Sabbatico
Parole semitiche
sab-bà-ti-co
Significato Aggettivo che indica il riposo, specialmente riferito all’anno; relativo al sabato, giorno di riposo nella fede ebraica
Etimologia dall’ebraico shabbāt, ‘giorno di interruzione del lavoro’.
Parola pubblicata il 01 Novembre 2019
Parole semitiche - con Maria Costanza Boldrini
Parole arabe, parole ebraiche, giunte in italiano dalle vie del commercio, della convivenza e delle tradizioni religiose. Con Maria Costanza Boldrini, dottoressa in lingue, un venerdì su due esploreremo termini di ascendenza mediorientale, originari del ceppo semitico.
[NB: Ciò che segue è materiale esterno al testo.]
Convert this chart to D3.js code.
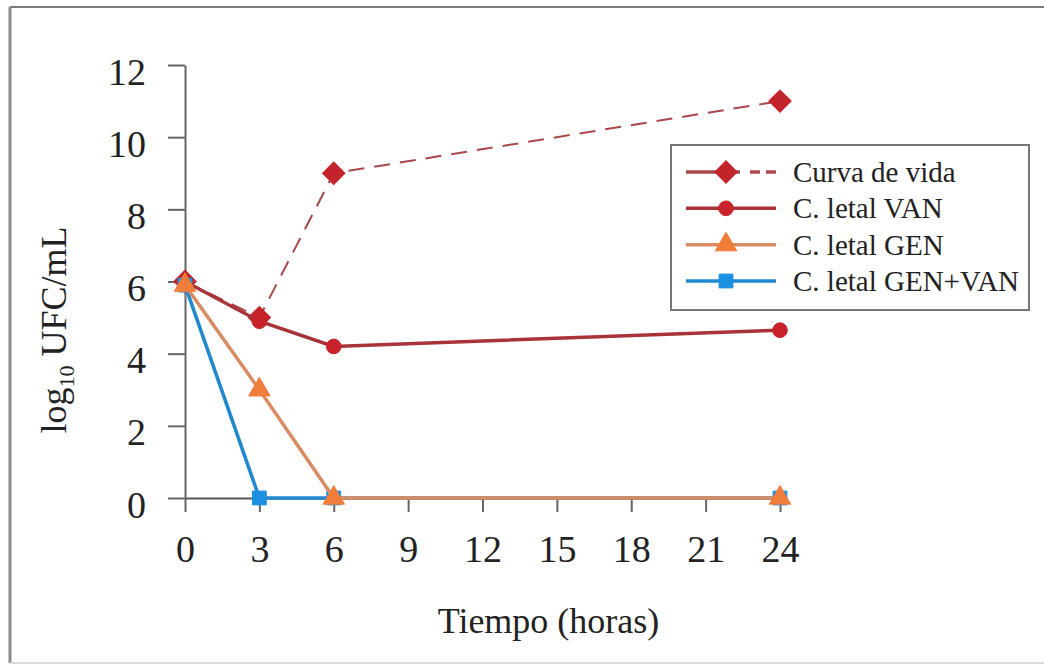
<!DOCTYPE html>
<html>
<head>
<meta charset="utf-8">
<script src="https://cdn.jsdelivr.net/npm/d3@7"></script>
<style>
  html, body { margin: 0; padding: 0; background: #fff; }
  svg { display: block; }
  text { font-family: "Liberation Serif", "Times New Roman", serif; fill: #222; }
</style>
</head>
<body>
<svg id="chart" width="1044" height="666"></svg>
<script>
// Time points (hours) and log10 CFU/mL counts for each curve
const hours = [0, 3, 6, 24];
const curvaVida = [6.0, 5.0, 9.0, 11.0];
const letalVAN = [6.0, 4.9, 4.2, 4.65];
const letalGEN = [5.9, 3.0, 0, 0];
const letalGENVAN = [5.9, 0, 0, 0];

const xTicks = [0, 3, 6, 9, 12, 15, 18, 21, 24];
const yTicks = [0, 2, 4, 6, 8, 10, 12];

const seriesNames = ["Curva de vida", "C. letal VAN", "C. letal GEN", "C. letal GEN+VAN"];

const curva = { name: seriesNames[0], values: curvaVida, line: "#a9474c", fill: "#c3242c", marker: "diamond", dash: "16,10" };
const van = { name: seriesNames[1], values: letalVAN, line: "#a8343a", fill: "#c8222b", marker: "circle", dash: null };
const gen = { name: seriesNames[2], values: letalGEN, line: "#d98c62", fill: "#f07d3a", marker: "triangle", dash: null };
const genvan = { name: seriesNames[3], values: letalGENVAN, line: "#1f88cf", fill: "#1b8fe0", marker: "square", dash: null };

// painting order (bottom to top) and legend order
const drawOrder = [curva, van, genvan, gen];
const legendOrder = [curva, van, gen, genvan];

const svg = d3.select("#chart");

// outer frame
svg.append("line").attr("x1", 10).attr("x2", 1044).attr("y1", 7).attr("y2", 7)
  .attr("stroke", "#7a7a7a").attr("stroke-width", 2);
svg.append("line").attr("x1", 10).attr("x2", 10).attr("y1", 7).attr("y2", 663)
  .attr("stroke", "#8a8a8a").attr("stroke-width", 3);
svg.append("line").attr("x1", 10).attr("x2", 1044).attr("y1", 663).attr("y2", 663)
  .attr("stroke", "#dcdcdc").attr("stroke-width", 2);

const x = d3.scaleLinear().domain([0, 24]).range([185, 780]);
const y = d3.scaleLinear().domain([0, 12]).range([498, 65]);

// y axis
const gy = svg.append("g")
  .attr("transform", `translate(${x(0)},0)`)
  .call(d3.axisLeft(y).tickValues(yTicks).tickSize(17).tickSizeOuter(0).tickPadding(22));
gy.select(".domain").attr("stroke", "#666").attr("stroke-width", 2);
gy.selectAll(".tick line").attr("stroke", "#666").attr("stroke-width", 2);
gy.selectAll(".tick text")
  .attr("font-size", 38).attr("font-family", "Liberation Serif, serif")
  .attr("fill", "#222").attr("dy", "0.5em");

// x axis
const gx = svg.append("g")
  .attr("transform", `translate(0,${y(0)})`)
  .call(d3.axisBottom(x).tickValues(xTicks).tickSize(14).tickSizeOuter(0).tickPadding(23));
gx.select(".domain").attr("stroke", "#555").attr("stroke-width", 2);
gx.selectAll(".tick line").attr("stroke", "#666").attr("stroke-width", 2);
gx.selectAll(".tick text")
  .attr("font-size", 38).attr("font-family", "Liberation Serif, serif")
  .attr("fill", "#222");

// axis titles
svg.append("text")
  .attr("x", x(12) + 66).attr("y", 633)
  .attr("text-anchor", "middle").attr("font-size", 36)
  .text("Tiempo (horas)");

const yt = svg.append("text")
  .attr("transform", "translate(66,330) rotate(-90)")
  .attr("text-anchor", "middle").attr("font-size", 36);
yt.append("tspan").text("log");
yt.append("tspan").attr("font-size", 22).attr("dy", 8).text("10");
yt.append("tspan").attr("dy", -8).text(" UFC/mL");

// marker shapes
const symbolFor = {
  diamond: d3.symbol().type(d3.symbolSquare).size(250),
  circle: d3.symbol().type(d3.symbolCircle).size(170),
  triangle: d3.symbol().type(d3.symbolTriangle).size(200),
  square: d3.symbol().type(d3.symbolSquare).size(190)
};

function drawMarker(g, s, cx, cy) {
  const p = g.append("path")
    .attr("d", symbolFor[s.marker]())
    .attr("fill", s.fill)
    .attr("stroke", s.fill).attr("stroke-width", 1);
  if (s.marker === "diamond") p.attr("transform", `translate(${cx},${cy}) rotate(45)`);
  else p.attr("transform", `translate(${cx},${cy})`);
}

const line = d3.line().x((d, i) => x(hours[i])).y(d => y(d));

const plot = svg.append("g");
drawOrder.forEach(s => {
  plot.append("path")
    .datum(s.values)
    .attr("d", line)
    .attr("fill", "none")
    .attr("stroke", s.line)
    .attr("stroke-width", s.dash ? 2 : 3.5)
    .attr("stroke-dasharray", s.dash);
  s.values.forEach((v, i) => drawMarker(plot, s, x(hours[i]), y(v)));
});

// legend
const legend = svg.append("g");
legend.append("rect")
  .attr("x", 671).attr("y", 145).attr("width", 358).attr("height", 165)
  .attr("fill", "#fff").attr("stroke", "#777").attr("stroke-width", 2);

const rowY = d3.scalePoint().domain(legendOrder.map(s => s.name)).range([172, 281]);
legendOrder.forEach(s => {
  const yy = rowY(s.name);
  if (s.dash) {
    legend.append("line").attr("x1", 686).attr("x2", 740).attr("y1", yy).attr("y2", yy)
      .attr("stroke", s.line).attr("stroke-width", 3.5);
    legend.append("line").attr("x1", 750).attr("x2", 776).attr("y1", yy).attr("y2", yy)
      .attr("stroke", s.line).attr("stroke-width", 3.5).attr("stroke-dasharray", "10,6");
  } else {
    legend.append("line").attr("x1", 686).attr("x2", 776).attr("y1", yy).attr("y2", yy)
      .attr("stroke", s.line).attr("stroke-width", 3.5);
  }
  drawMarker(legend, s, 726, yy);
  legend.append("text")
    .attr("x", 793).attr("y", yy).attr("dy", "0.35em")
    .attr("font-size", 29)
    .text(s.name);
});
</script>
</body>
</html>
Nella Bibbia è stabilito che si osservi un anno detto ‘sabbatico’ alla fine di cicli di sette anni, in cui la terra sia lasciata a riposo, si affranchino gli schiavi, si rimettano i debiti. Un anno di cuccagna, insomma. Nel linguaggio corrente, l’anno sabbatico è diventato un anno di cessazione delle attività ordinarie, che sia ritirarsi temporaneamente dall’insegnamento per un professore che desidera dedicarsi alla sola ricerca, che sia un lungo viaggio intorno al mondo prima di intraprendere una strada impervia nella propria vita. Si può anche dire, in maniera più generale, che si vuole prendere un periodo sabbatico per se stessi, senza specificare la durata di questa pausa (magari si tratterà solo di tre o quattro mesi!).
Se nella testa vi risuonano sia sabato che sabba, beh, non state prendendo un granchio.
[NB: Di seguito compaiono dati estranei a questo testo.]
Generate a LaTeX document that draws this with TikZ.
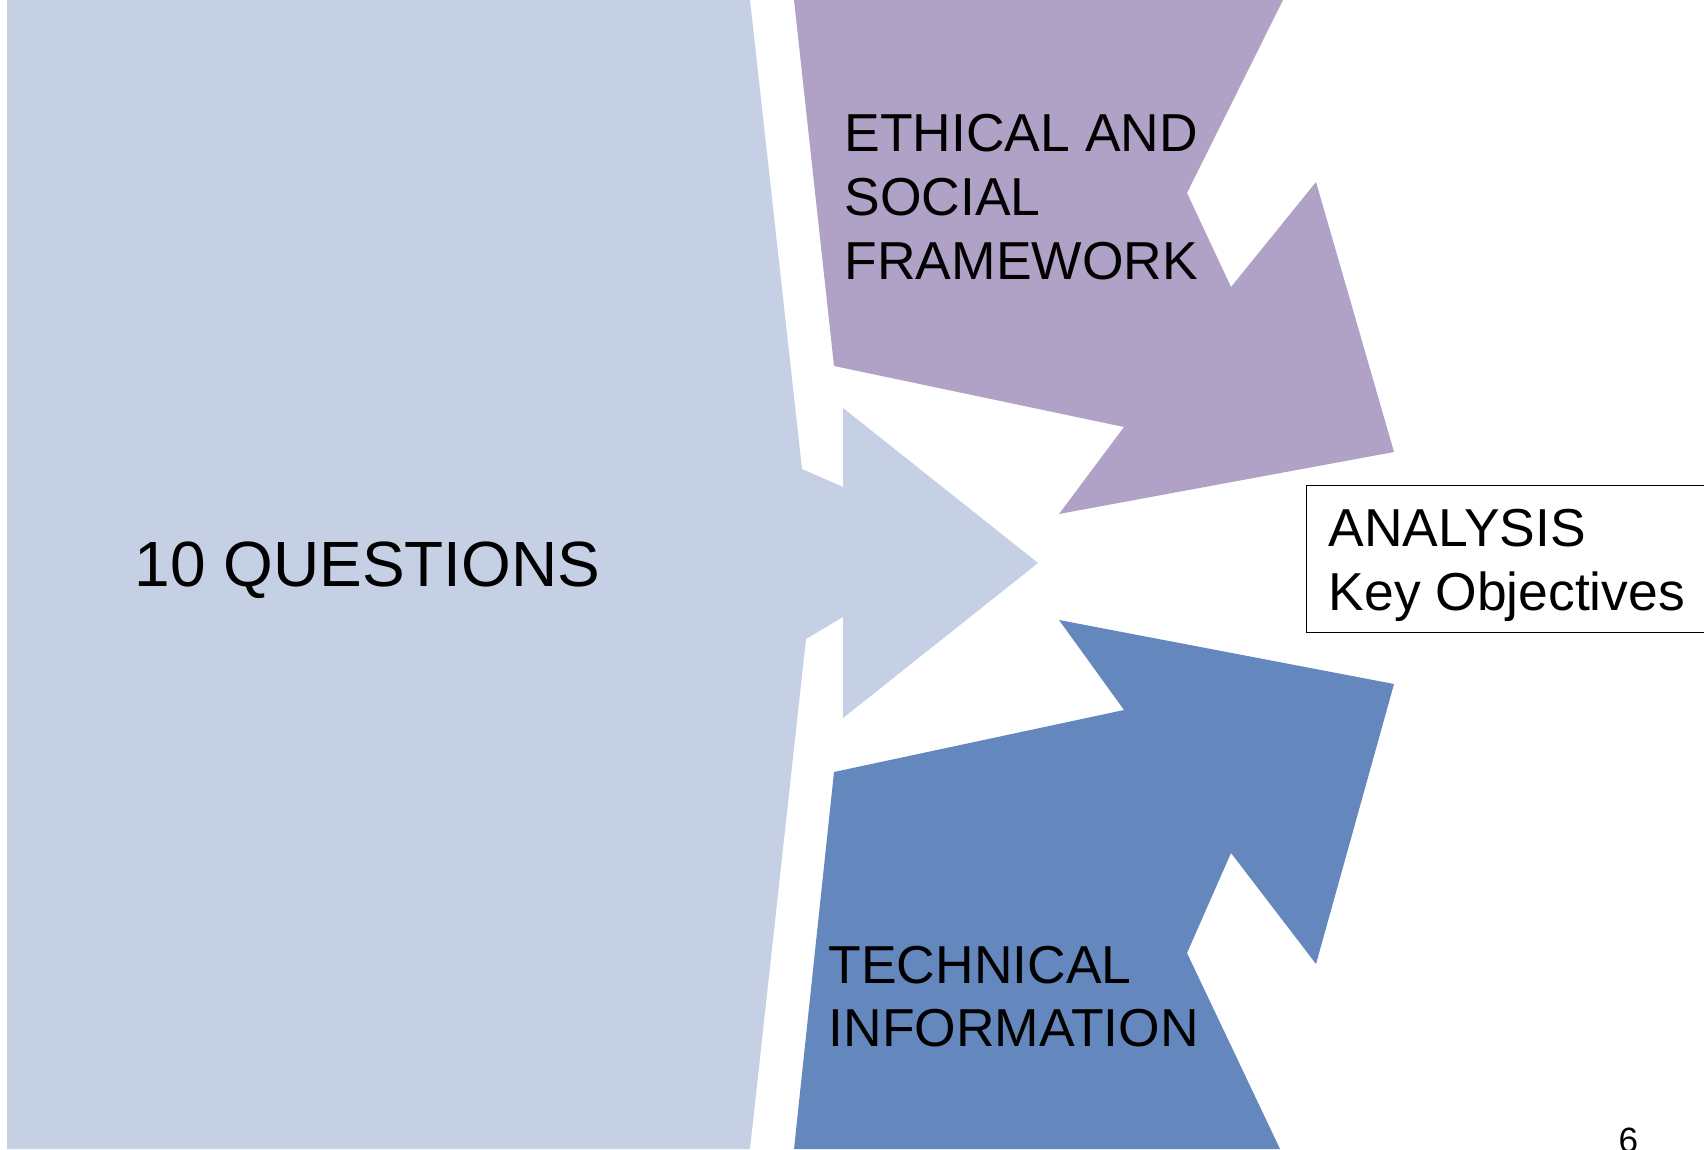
\documentclass[tikz,border=0pt]{standalone}
\usepackage{fontspec}
\setmainfont{Liberation Sans}
\usepackage{xcolor}
\usetikzlibrary{positioning}

\definecolor{questionblue}{HTML}{C5D0E5}
\definecolor{ethicpurple}{HTML}{B0A1C6}
\definecolor{techblue}{HTML}{6488BE}

\tikzset{
  blocktext/.style={inner sep=0pt, anchor=north west, align=left,
    font=\fontsize{15.2}{18.1}\selectfont},
}

\begin{document}
\begin{tikzpicture}
\useasboundingbox (0,0) rectangle (17.04,11.49);
% left block with its arrow head
\fill[questionblue] (0.07,11.49) -- (7.50,11.49) -- (8.02,6.80) -- (8.43,6.62)
  -- (8.43,7.41) -- (10.38,5.86) -- (8.43,4.31) -- (8.43,5.32) -- (8.06,5.10)
  -- (7.50,0) -- (0.07,0) -- cycle;
\node[anchor=base west, inner sep=0pt, font=\fontsize{18.2}{21}\selectfont]
  (questions) at (1.34,5.62) {10 QUESTIONS};

% upper arrow: ethics
\fill[ethicpurple] (7.94,11.49) -- (12.83,11.49) -- (11.87,9.56) -- (12.31,8.62)
  -- (13.16,9.67) -- (13.94,6.97) -- (10.59,6.35) -- (11.24,7.22) -- (8.34,7.83) -- cycle;
\node[blocktext] (ethics) at (8.44,10.35) {ETHICAL AND\\SOCIAL\\FRAMEWORK};

% lower arrow: technical
\fill[techblue] (10.59,5.29) -- (13.94,4.65) -- (13.16,1.85) -- (12.31,2.96)
  -- (11.87,1.96) -- (12.80,0) -- (7.94,0) -- (8.34,3.77) -- (11.24,4.39) -- cycle;
\node[blocktext] (technical) at (8.28,2.04) {TECHNICAL\\INFORMATION};

% target box (strut gives the extra room above the first line)
\node[blocktext, draw, inner xsep=0.22cm, inner ysep=0.11cm, minimum width=3.96cm]
  (analysis) at (13.06,6.64) {\rule{0pt}{0.50cm}ANALYSIS\\Key Objectives};

\node[anchor=base west, inner sep=0pt, font=\fontsize{10}{12}\selectfont]
  (pagenum) at (16.18,-0.03) {6};
\end{tikzpicture}
\end{document}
«Allora Dio, nel settimo giorno portò a termine il lavoro che aveva fatto e cessò nel settimo giorno da ogni suo lavoro. Dio benedisse il settimo giorno e lo consacrò, perché in esso aveva cessato da ogni lavoro che egli creando aveva fatto.»
Con queste parole, nella Genesi, il primo dei primi cinque libri della Tanakh (il Pentateuco), è narrato il settimo giorno della creazione, quello in cui Dio si riposa. Sabato, in ebraico, si dice shabbat, o anche shabat ed originariamente è un verbo che significa ‘smettere’, ‘cessare’, quindi nel contesto dello sforzo creativo di Dio, ‘fermare il lavoro’, ‘riposare’. Alcune etimologie inseriscono in questo quadro anche la parola shi’vah che indica il numero sette, essendo appunto sabato ‘il settimo giorno’ e l’anno sabbatico ‘il settimo anno’. L’altra parola da aggiungere a questo calderone lessicale è sabba, il consesso delle streghe in presenza del Diavolo. Il termine sabba compare nel XV secolo, in Francia, ed è il risultato lessicale di superstizione, antisemitismo, ignoranza e paura. Che cocktail amaro!
Nell’ebraismo il sabato è un giorno da trascorrere con la famiglia o con gli amici. L’halakhah, ovvero l’insieme di norme che regola la vita dei fedeli, stabilisce numerosi precetti riguardo lo shabat che sono seguiti più o meno rigidamente dai fedeli: non accendere né spegnere fuochi, non cucire, non arare i campi, non cucinare, non scrivere né cancellare… alcuni ebrei ortodossi non suonano nemmeno i campanelli delle case quando vanno in visita da parenti o amici! Va da sé che, anche al tempo di Gesù, di sabato fosse proibito attendere alle esequie o alle faccende relative alla sistemazione dei defunti. Ecco perché Maria Maddalena si presentò al sepolcro per occuparsi del corpo di Gesù, morto di venerdì, solo di domenica, ovvero ‘il primo giorno della settimana’.
Nel mondo cristiano il sabato è quindi diventato il giorno che precede la festa, ed è quasi più ricco di gioia, speranza e aspettativa che non la domenica stessa, come ci insegna Giacomo Leopardi nella lirica ‘Il sabato del villaggio’.
Il sabato ed il sabbatico son tanto vecchi quanto il mondo, secondo la Bibbia. Hanno attraversato i secoli, in oriente e in occidente, passando per un sepolcro gerosolimitano rimasto vuoto, per le riunioni delle fattucchiere ai trivi di campagna, per gli stretti vicoli di Recanati, per le aule universitarie del mondo, fino alla pista da ballo animata da John Travolta.
Oggi è venerdì e stasera, al crepuscolo, si accenderanno le candele dello shabat. Non resta dunque che dirvi shabat shalom!